By PAUL MOTTER
I just wrote a blog about the loss of daily American newspapers because they cannot compete with the Internet. Papers that have recently said they are close to closing down include the Philadelphia Inquirer, the Seattle Times and the Denver Rocky Mountain News. Even the New York Times has said it has financial trouble.
The fact that will be missed the most is that these newspapers used to make enough money to pay qualified reporters. Sure, bloggers can comment on the news, but actually digging to get a story is a whole different level of journalism. To be frank, blogging is not reporting; everyone has an opinion, but not everyone understands the concept of fact-checking and full disclosure.
Can you trust what you read on the Internet? In the last few years we have come to believe in a certain pedigree of web sites where the reporting is as qualified as the good old-fashioned newspaper; with editors and journalists who care what they say; who check their facts and never write an opinion when they have a vested interest.
Unfortunately, the tough truth is that content-based, advertising-supported web sites do not make as much money as the old newspapers. We rely on advertising for income, and slimmer margins for publishing. We also take advantage of things newspapers could not use; instant input from our readers in the form of message boards, for example.
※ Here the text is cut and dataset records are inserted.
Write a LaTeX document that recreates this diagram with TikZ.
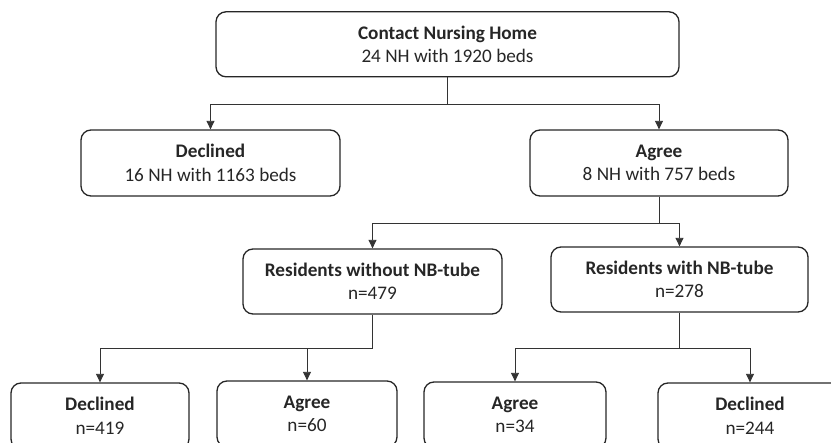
\documentclass[tikz,border=0pt]{standalone}
\usepackage{fontspec}
\setmainfont{Carlito}
\usetikzlibrary{arrows.meta}
\tikzset{
  box/.style={draw=black!85, line width=1.3pt, rounded corners=10pt, inner sep=0pt,
    align=center, minimum height=65pt, font=\fontsize{19.2}{23.5}\selectfont, text=black!85},
  conn/.style={draw=black!80, line width=0.9pt},
  arr/.style={conn, -{Triangle[width=8pt,length=8.5pt]}}
}
\begin{document}
\begin{tikzpicture}[x=1pt,y=-1pt]
\useasboundingbox (0,0) rectangle (831,443);
\clip (0,0) rectangle (831,443);
\node[box, minimum width=463pt] (top) at (447.5,44.3) {\textbf{Contact Nursing Home}\\24 NH with 1920 beds};
\node[box, minimum width=259pt, minimum height=66pt] (dec1) at (210.5,163) {\textbf{Declined}\\16 NH with 1163 beds};
\node[box, minimum width=258pt, minimum height=66pt] (agr1) at (659,163) {\textbf{Agree}\\8 NH with 757 beds};
\node[box, minimum width=259pt] (wo) at (372.5,281.5) {\textbf{Residents without NB-tube}\\n=479};
\node[box, minimum width=257pt] (wi) at (679.5,279.5) {\textbf{Residents with NB-tube}\\n=278};
\node[box, minimum width=178pt, minimum height=66pt] (b1) at (100,416) {\textbf{Declined}\\n=419};
\node[box, minimum width=180pt, minimum height=66pt] (b2) at (307,414) {\textbf{Agree}\\n=60};
\node[box, minimum width=182pt, minimum height=66pt] (b3) at (515,415) {\textbf{Agree}\\n=34};
\node[box, minimum width=184pt, minimum height=66pt] (b4) at (750,416) {\textbf{Declined}\\n=244};
\coordinate (j1) at (447.5,104);
\coordinate (j2) at (659,223);
\coordinate (j3) at (372.5,348);
\coordinate (j4) at (679.5,348);
\draw[conn] (top.south) -- (j1);
\draw[arr] (j1) -| (dec1.north);
\draw[arr] (j1) -| (agr1.north);
\draw[conn] (agr1.south) -- (j2);
\draw[arr] (j2) -| (wo.north);
\draw[arr] (j2) -| (wi.north);
\draw[conn] (wo.south) -- (j3);
\draw[arr] (j3) -| (b1.north);
\draw[arr] (j3) -| (b2.north);
\draw[conn] (wi.south) -- (j4);
\draw[arr] (j4) -| (b3.north);
\draw[arr] (j4) -| (b4.north);
\end{tikzpicture}
\end{document}
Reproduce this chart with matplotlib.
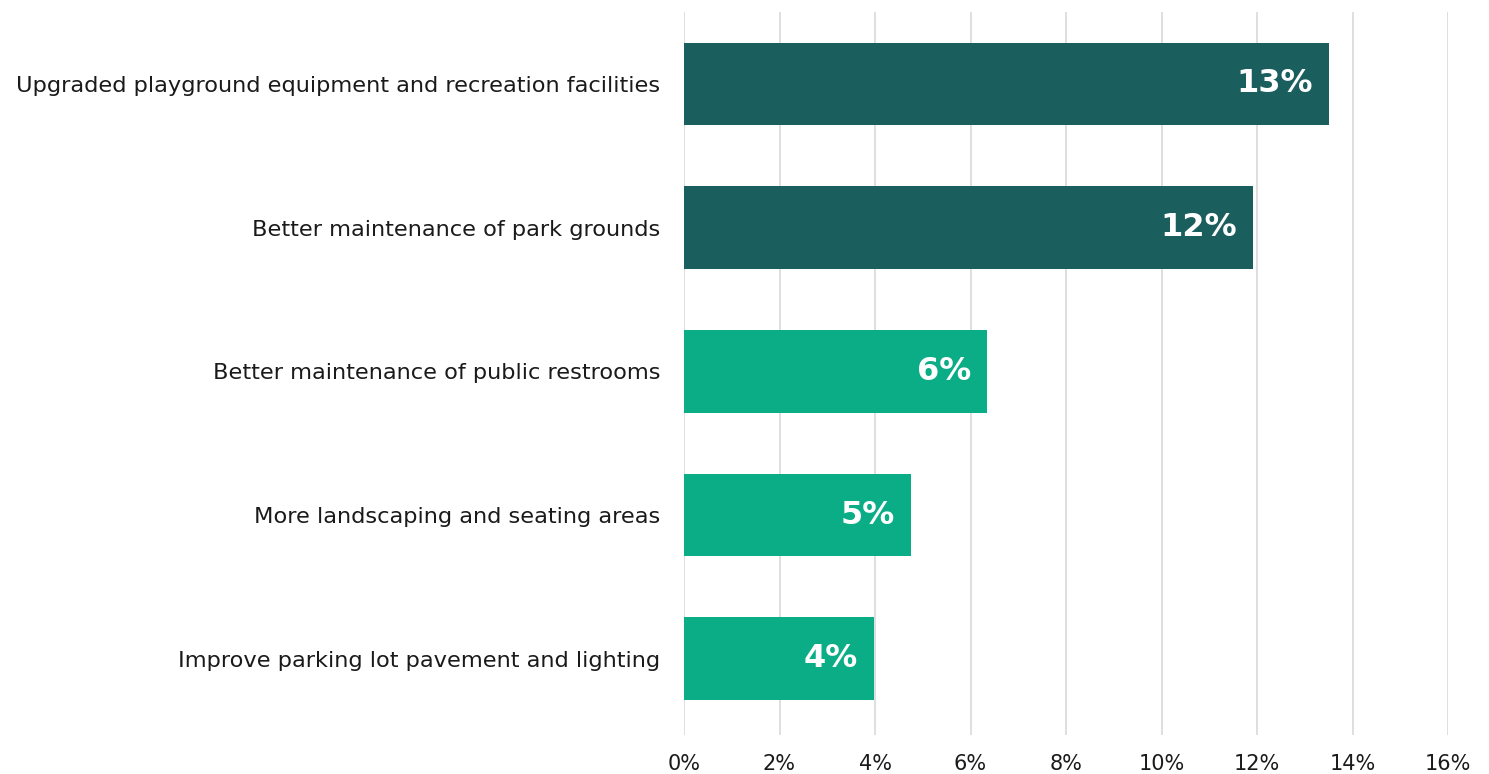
import matplotlib
matplotlib.use("Agg")
import matplotlib.pyplot as plt
from matplotlib.ticker import FuncFormatter

categories = [
    "Upgraded playground equipment and recreation facilities",
    "Better maintenance of park grounds",
    "Better maintenance of public restrooms",
    "More landscaping and seating areas",
    "Improve parking lot pavement and lighting",
]
values = [13.5, 11.92, 6.35, 4.75, 3.98]
value_labels = ["13%", "12%", "6%", "5%", "4%"]
colors = ["#1a5e5e", "#1a5e5e", "#0aad85", "#0aad85", "#0aad85"]
xticks = [0, 2, 4, 6, 8, 10, 12, 14, 16]

plt.rcParams['font.family'] = ['DejaVu Sans']

fig = plt.figure(figsize=(14.89, 7.74), dpi=100)
ax = fig.add_axes([684/1489, 1 - 735/774, (1448-684)/1489, (735-12)/774])

y = list(range(len(categories)))
ax.barh(y, values, height=0.575, color=colors, zorder=3)
for yi, v, lab in zip(y, values, value_labels):
    ax.text(v - 0.33, yi, lab, ha="right", va="center", color="white",
            fontsize=23, fontweight="bold", zorder=4)

ax.set_xlim(0, 16)
ax.set_ylim(4.53, -0.5)
ax.set_xticks(xticks)
ax.xaxis.set_major_formatter(FuncFormatter(lambda x, p: f"{x:g}%"))
ax.set_yticks(y)
ax.set_yticklabels(categories)
ax.tick_params(axis="y", length=0, labelsize=16.2, colors="#1a1a1a", pad=17)
ax.tick_params(axis="x", length=0, labelsize=15, colors="#1a1a1a", pad=14)
ax.grid(axis="x", color="#d9d9d9", linewidth=1.2, zorder=0)
for s in ax.spines.values():
    s.set_visible(False)

fig.savefig("out.png", dpi=100)
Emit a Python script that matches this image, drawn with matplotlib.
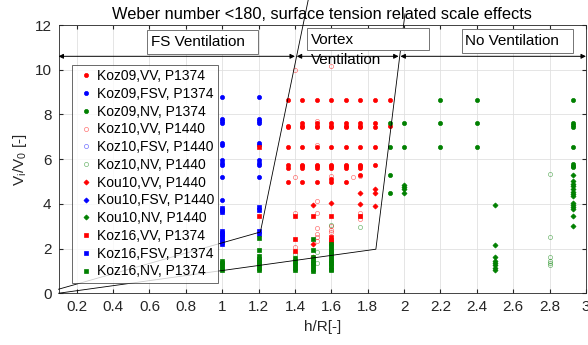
import matplotlib
matplotlib.use("Agg")
import matplotlib.pyplot as plt
from matplotlib.patches import Rectangle

plt.rcParams['font.family'] = ['Liberation Sans', 'DejaVu Sans']

# Koz09 (filled circles)
koz09_vv_x = [1.36]*7 + [1.44]*9 + [1.52]*9 + [1.6]*10 + [1.68]*9 + [1.76]*9 + [1.84]*5 + [1.92]*2
koz09_vv_y = [8.64, 7.5, 7.43, 6.56, 5.73, 5.62, 4.97,
              8.64, 7.6, 7.5, 7.42, 6.56, 5.75, 5.68, 5.62, 4.99,
              8.64, 7.6, 7.5, 7.42, 6.56, 5.75, 5.68, 5.62, 4.99,
              8.64, 7.6, 7.5, 7.42, 6.56, 5.75, 5.68, 5.62, 4.99, 5.12,
              8.64, 7.6, 7.5, 7.42, 6.56, 5.75, 5.68, 5.62, 4.99,
              8.64, 7.6, 7.5, 7.42, 6.56, 5.75, 5.68, 5.62, 5.31,
              8.64, 7.6, 7.45, 6.56, 5.75,
              8.64, 7.5]
koz09_fsv_x = [1.0]*11 + [1.2]*10
koz09_fsv_y = [8.77, 7.78, 7.7, 7.62, 6.72, 6.62, 5.98, 5.84, 5.73, 5.19, 4.15,
               8.77, 7.78, 7.7, 7.62, 6.72, 6.62, 5.98, 5.84, 5.73, 5.19]
koz09_nv_x = [1.92, 1.92, 1.92, 1.92, 2.0, 2.0, 2.2, 2.2, 2.2, 2.4, 2.4, 2.4,
              2.93, 2.93, 2.93, 2.93, 2.93, 2.93, 2.93, 2.93]
koz09_nv_y = [7.6, 6.56, 5.31, 4.48, 7.6, 6.56, 8.64, 7.6, 6.56, 8.64, 7.6, 6.56,
              8.64, 7.6, 7.52, 7.44, 6.56, 5.76, 5.7, 5.63]

# Koz10 (open circles)
koz10_vv_x = [1.4, 1.6, 1.52, 1.52, 1.4, 1.6, 1.72, 1.76, 1.4, 1.4, 1.52, 1.52, 1.52,
              1.52, 1.52, 1.52, 1.6, 1.6, 1.6, 1.76, 1.76, 1.76]
koz10_vv_y = [10.0, 10.17, 7.72, 6.65, 5.19, 5.24, 5.2, 5.25, 3.59, 2.05, 4.12, 3.59, 2.94,
              2.67, 2.5, 2.35, 3.0, 2.85, 2.74, 3.59, 3.45, 3.3]
koz10_fsv_x = []
koz10_fsv_y = []
koz10_nv_x = [1.4, 1.52, 1.52, 1.6, 1.6, 1.6, 1.76, 2.8, 2.8, 2.8, 2.8, 2.8, 2.8]
koz10_nv_y = [1.74, 1.85, 1.34, 3.04, 1.9, 1.5, 2.97, 5.34, 2.51, 1.63, 1.45, 1.35, 1.26]

# Kou10 (diamonds)
kou10_vv_x = [1.76, 1.76, 1.84, 1.84, 1.84, 1.5, 1.5, 1.5, 1.6]
kou10_vv_y = [4.48, 4.0, 4.68, 4.48, 3.89, 3.93, 2.2, 1.63, 4.05]
kou10_fsv_x = []
kou10_fsv_y = []
kou10_nv_x = [2.0]*4 + [2.93]*14 + [2.5]*8
kou10_nv_y = [4.86, 4.75, 4.65, 4.5,
              5.3, 5.0, 4.9, 4.82, 4.65, 4.55, 4.45, 4.35, 4.05, 3.95, 3.85, 3.79, 3.44, 3.01,
              3.93, 2.18, 1.63, 1.45, 1.35, 1.25, 1.15, 1.05]

# Koz16 (squares)
koz16_vv_x = [1.2, 1.2, 1.4, 1.4, 1.4, 1.5, 1.6, 1.76, 1.6, 1.6, 1.6]
koz16_vv_y = [6.54, 3.45, 3.46, 2.42, 1.9, 3.46, 3.46, 3.44, 2.5, 2.4, 2.3]
koz16_fsv_x = [1.0]*10 + [1.2]*4
koz16_fsv_y = [3.82, 3.72, 3.63, 2.8, 2.7, 2.6, 2.5, 2.4, 2.3, 2.2,
               3.85, 3.72, 2.78, 2.65]
koz16_nv_x = [1.0]*5 + [1.2]*9 + [1.4]*6 + [1.5]*9 + [1.6]*13
koz16_nv_y = [1.44, 1.35, 1.25, 1.15, 1.05,
              2.45, 1.92, 1.65, 1.55, 1.45, 1.35, 1.25, 1.15, 1.05,
              1.56, 1.45, 1.35, 1.25, 1.15, 1.04,
              2.42, 1.93, 1.6, 1.5, 1.4, 1.3, 1.2, 1.1, 1.0,
              2.2, 2.1, 2.0, 1.9, 1.8, 1.7, 1.6, 1.5, 1.4, 1.3, 1.2, 1.1, 1.04]

# regime boundaries
lower_x = [0.1, 1.845, 2.005]
lower_y = [0.0, 1.97, 12.5]
upper_x = [0.1, 1.21, 1.475]
upper_y = [0.18, 2.74, 13.2]

red, blue, green = (1, 0, 0), (0, 0, 1), (0, 0.5, 0)
dark = (0.15, 0.15, 0.15)

fig = plt.figure(figsize=(5.88, 3.45), dpi=100)
ax = fig.add_axes([0.0995, 0.15, 0.897, 0.7775])

series = [
    (koz09_vv_x, koz09_vv_y, 'o', red, True, 'Koz09,VV, P1374'),
    (koz09_fsv_x, koz09_fsv_y, 'o', blue, True, 'Koz09,FSV, P1374'),
    (koz09_nv_x, koz09_nv_y, 'o', green, True, 'Koz09,NV, P1374'),
    (koz10_vv_x, koz10_vv_y, 'o', red, False, 'Koz10,VV, P1440'),
    (koz10_fsv_x, koz10_fsv_y, 'o', blue, False, 'Koz10,FSV, P1440'),
    (koz10_nv_x, koz10_nv_y, 'o', green, False, 'Koz10,NV, P1440'),
    (kou10_vv_x, kou10_vv_y, 'D', red, True, 'Kou10,VV, P1440'),
    (kou10_fsv_x, kou10_fsv_y, 'D', blue, True, 'Kou10,FSV, P1440'),
    (kou10_nv_x, kou10_nv_y, 'D', green, True, 'Kou10,NV, P1440'),
    (koz16_vv_x, koz16_vv_y, 's', red, True, 'Koz16,VV, P1374'),
    (koz16_fsv_x, koz16_fsv_y, 's', blue, True, 'Koz16,FSV, P1374'),
    (koz16_nv_x, koz16_nv_y, 's', green, True, 'Koz16,NV, P1374'),
]
for xs, ys, m, c, filled, lab in series:
    ms = 3.0 if m == 'o' else 2.6
    ax.plot(xs, ys, linestyle='none', marker=m, markersize=ms,
            markerfacecolor=c if filled else 'none', markeredgecolor=c,
            markeredgewidth=0.5, alpha=1 if filled else 0.55, label=lab, zorder=3)

ax.plot(lower_x, lower_y, color='k', lw=0.6, clip_on=False, zorder=4)
ax.plot(upper_x, upper_y, color='k', lw=0.6, clip_on=False, zorder=4)

ax.set_xlim(0.1, 3)
ax.set_ylim(0, 12)
ax.set_xticks([0.2, 0.4, 0.6, 0.8, 1, 1.2, 1.4, 1.6, 1.8, 2, 2.2, 2.4, 2.6, 2.8, 3])
ax.set_xticklabels(['0.2', '0.4', '0.6', '0.8', '1', '1.2', '1.4', '1.6', '1.8', '2',
                    '2.2', '2.4', '2.6', '2.8', '3'])
ax.set_yticks([0, 2, 4, 6, 8, 10, 12])
ax.grid(True, color=(0.88, 0.88, 0.88), lw=0.6)
ax.set_axisbelow(True)
ax.tick_params(direction='in', top=True, right=True, length=3, labelsize=11,
               colors=dark, pad=5)
for s in ax.spines.values():
    s.set_color(dark)
    s.set_linewidth(0.6)

ax.set_title('Weber number <180, surface tension related scale effects',
             fontsize=11.8, pad=4)
ax.set_xlabel('h/R[-]', fontsize=11, color=dark)
ax.set_ylabel(r'V$_\mathregular{i}$/V$_\mathregular{0}$ [-]', fontsize=11,
              color=dark, labelpad=4)

# regime arrows
for x0, x1 in [(0.1, 1.40), (1.41, 1.97), (1.98, 3.0)]:
    ax.annotate('', xy=(x1, 10.6), xytext=(x0, 10.6), annotation_clip=False,
                arrowprops=dict(arrowstyle='<|-|>', color='k', lw=0.7,
                                mutation_scale=7, shrinkA=0, shrinkB=0), zorder=5)

# text boxes
boxes = [(0.588, 10.72, 0.609, 1.04), (1.466, 10.87, 0.673, 1.0), (2.32, 10.76, 0.61, 1.07)]
for bx, by, bw, bh in boxes:
    ax.add_patch(Rectangle((bx, by), bw, bh, facecolor='white', edgecolor=(0.45, 0.45, 0.45),
                           lw=0.7, zorder=4))
ax.text(0.61, 11.24, 'FS Ventilation', fontsize=11, va='center', zorder=6)
ax.text(1.49, 11.31, 'Vortex', fontsize=11, va='center', zorder=6)
ax.text(1.49, 10.42, 'Ventilation', fontsize=11, va='center', zorder=6)
ax.text(2.335, 11.28, 'No Ventilation', fontsize=11, va='center', zorder=6)

leg = ax.legend(loc='upper left', bbox_to_anchor=(0.025, 0.851), fontsize=10,
                frameon=True, fancybox=False, edgecolor=dark,
                handlelength=1.4, handletextpad=0.1, labelspacing=0.27,
                borderpad=0.3, borderaxespad=0, markerscale=1.0)
leg.get_frame().set_linewidth(0.6)
leg.set_zorder(5)

fig.savefig('out.png', dpi=100)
As Web reporting replaces newspapers it is vitally important to have journalistic guarantees that we are providing accurate, timely and unbiased information. Over the years certain policies have been introduced; site certificates and privacy policies, for example, that help, but have been recently proven not to be enough.
Unfortunately, some web sites care more about making money than they do about veracity and full disclosure. I am sure you have all heard that the news media isn't about news anymore, its about entertainment. On the Internet it can be even worse. The line between hard news and advertising can also get far too thin. Sadly, there is one cruise-related web site where the line between unbiased opinion and outright influence-peddling for compensation was virtually erased.
For this reason, CruiseMates is providing this full editorial disclosure about our articles and our message boards. First and foremost, our goal is to provide you, our readers, with accurate, timely and unbiased editorial content. Furthermore, we assure that when you read our message boards you will not see what look like regular posts but are in fact advertisements for a certain product. Nor are we looking at your posts to collect material about you that may be used in future marketing campaigns.
Unfortunately, not every web site today has the same high standards we have, have always had, and will always have. We do not believe their is a "trend" to blur the lines between unbiased opinion and paid advertising. We do not believe in "compensating the influencers to influence the influencers."
Do you really need more of that kind if mish-mash logic in your daily life? We don't think so, either.